Peter Frankopan (1:33)
What is interesting, Afro, is that normally at this time of year we're recording in 2025 that if there's a football tournament, you start to see these flags. This year there aren't any big sports tournaments or football ones anyway. And so it's slightly odds because I see those flags and I absolutely associate it with the idea that I should stop by the supermarket on the way home and pick up a six pack of beer because there's bound to be a match either tonight or tomorrow night. So I feel slightly sort of recognizing that there's something that I should be celebrating, not quite working out why or what, and then realizing that there's more going on behind the scenes.
Afwa Harsh (2:06)
Well, even the idea that the St.

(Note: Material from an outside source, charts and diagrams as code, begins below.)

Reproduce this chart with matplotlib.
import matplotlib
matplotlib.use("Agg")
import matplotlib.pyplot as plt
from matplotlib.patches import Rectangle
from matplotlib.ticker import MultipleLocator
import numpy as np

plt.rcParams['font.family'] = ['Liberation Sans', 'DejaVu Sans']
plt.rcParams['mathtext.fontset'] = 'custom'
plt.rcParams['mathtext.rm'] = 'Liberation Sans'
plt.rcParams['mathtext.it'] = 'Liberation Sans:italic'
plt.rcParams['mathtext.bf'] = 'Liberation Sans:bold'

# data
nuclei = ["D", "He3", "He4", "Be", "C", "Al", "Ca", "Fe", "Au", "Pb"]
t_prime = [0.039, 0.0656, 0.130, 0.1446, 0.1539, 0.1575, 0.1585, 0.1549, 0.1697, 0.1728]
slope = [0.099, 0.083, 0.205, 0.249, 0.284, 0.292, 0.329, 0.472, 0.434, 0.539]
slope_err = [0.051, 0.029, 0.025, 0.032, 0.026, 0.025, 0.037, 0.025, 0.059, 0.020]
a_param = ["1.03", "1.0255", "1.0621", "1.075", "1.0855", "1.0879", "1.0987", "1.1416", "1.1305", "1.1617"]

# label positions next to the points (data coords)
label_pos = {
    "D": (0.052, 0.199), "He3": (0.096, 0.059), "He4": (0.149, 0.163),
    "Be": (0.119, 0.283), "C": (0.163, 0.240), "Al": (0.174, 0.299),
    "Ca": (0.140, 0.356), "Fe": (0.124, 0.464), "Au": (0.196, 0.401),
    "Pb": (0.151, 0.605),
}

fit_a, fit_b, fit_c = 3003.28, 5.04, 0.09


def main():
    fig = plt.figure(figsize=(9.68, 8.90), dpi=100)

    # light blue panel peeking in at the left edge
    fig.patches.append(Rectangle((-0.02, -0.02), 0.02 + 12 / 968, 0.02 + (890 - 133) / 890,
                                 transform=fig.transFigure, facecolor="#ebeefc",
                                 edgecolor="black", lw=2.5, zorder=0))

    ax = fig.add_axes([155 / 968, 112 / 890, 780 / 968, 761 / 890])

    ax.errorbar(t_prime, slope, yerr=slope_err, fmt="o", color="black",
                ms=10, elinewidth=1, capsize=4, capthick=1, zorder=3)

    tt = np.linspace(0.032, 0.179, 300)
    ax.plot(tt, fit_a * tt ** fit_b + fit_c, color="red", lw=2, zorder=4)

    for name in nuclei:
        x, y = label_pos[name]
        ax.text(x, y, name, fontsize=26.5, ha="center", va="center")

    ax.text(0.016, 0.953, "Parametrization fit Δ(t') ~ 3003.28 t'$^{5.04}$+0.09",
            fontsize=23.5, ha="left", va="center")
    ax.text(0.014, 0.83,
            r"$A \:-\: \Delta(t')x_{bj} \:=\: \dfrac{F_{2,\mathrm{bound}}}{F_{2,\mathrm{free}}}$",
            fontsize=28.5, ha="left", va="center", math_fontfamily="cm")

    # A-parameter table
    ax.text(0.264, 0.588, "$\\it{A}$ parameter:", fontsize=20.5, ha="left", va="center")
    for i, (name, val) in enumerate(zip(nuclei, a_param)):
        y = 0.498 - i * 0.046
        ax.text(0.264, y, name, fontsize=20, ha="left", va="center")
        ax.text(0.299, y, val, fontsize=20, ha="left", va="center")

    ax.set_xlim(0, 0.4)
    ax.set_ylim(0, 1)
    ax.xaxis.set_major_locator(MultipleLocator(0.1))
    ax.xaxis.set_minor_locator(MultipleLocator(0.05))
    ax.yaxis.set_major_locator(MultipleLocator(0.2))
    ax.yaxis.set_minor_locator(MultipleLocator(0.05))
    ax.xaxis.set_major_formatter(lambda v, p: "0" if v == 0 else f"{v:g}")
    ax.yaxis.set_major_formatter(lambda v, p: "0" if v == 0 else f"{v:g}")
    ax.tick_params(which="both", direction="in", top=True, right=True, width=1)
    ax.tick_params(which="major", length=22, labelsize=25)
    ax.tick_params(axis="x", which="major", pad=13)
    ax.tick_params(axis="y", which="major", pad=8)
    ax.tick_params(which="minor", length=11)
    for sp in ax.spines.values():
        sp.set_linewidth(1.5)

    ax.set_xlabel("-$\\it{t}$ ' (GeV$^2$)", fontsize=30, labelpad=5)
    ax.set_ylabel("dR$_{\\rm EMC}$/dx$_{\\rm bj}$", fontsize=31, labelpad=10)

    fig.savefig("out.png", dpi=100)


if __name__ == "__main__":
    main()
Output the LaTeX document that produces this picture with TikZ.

George's flag is synonymous with celebration, I would say is a controversial one, because while it certainly has been, and people of all backgrounds have rallied behind it when England has, in a rare incidence, been killing it on the football pitch. I think there are many people, especially British people of minoritized backgrounds, who've never felt truly comfortable around the St. George's flag, who've always felt that it's been used slightly in a hostile way to exclude them or to make them feel alienated. And last episode we talked about, really, the life of a man who became beatified and synonymous with martyrdom and then with pride in Englishness. But this episode, I think we should dig down into why it's become a complicated legacy and why people, and I include myself in this, feel disturbed when we see St. George's flags plastering our local high street. So we've got a lot to talk about, Peter, and I'm looking forward to discussing it with you.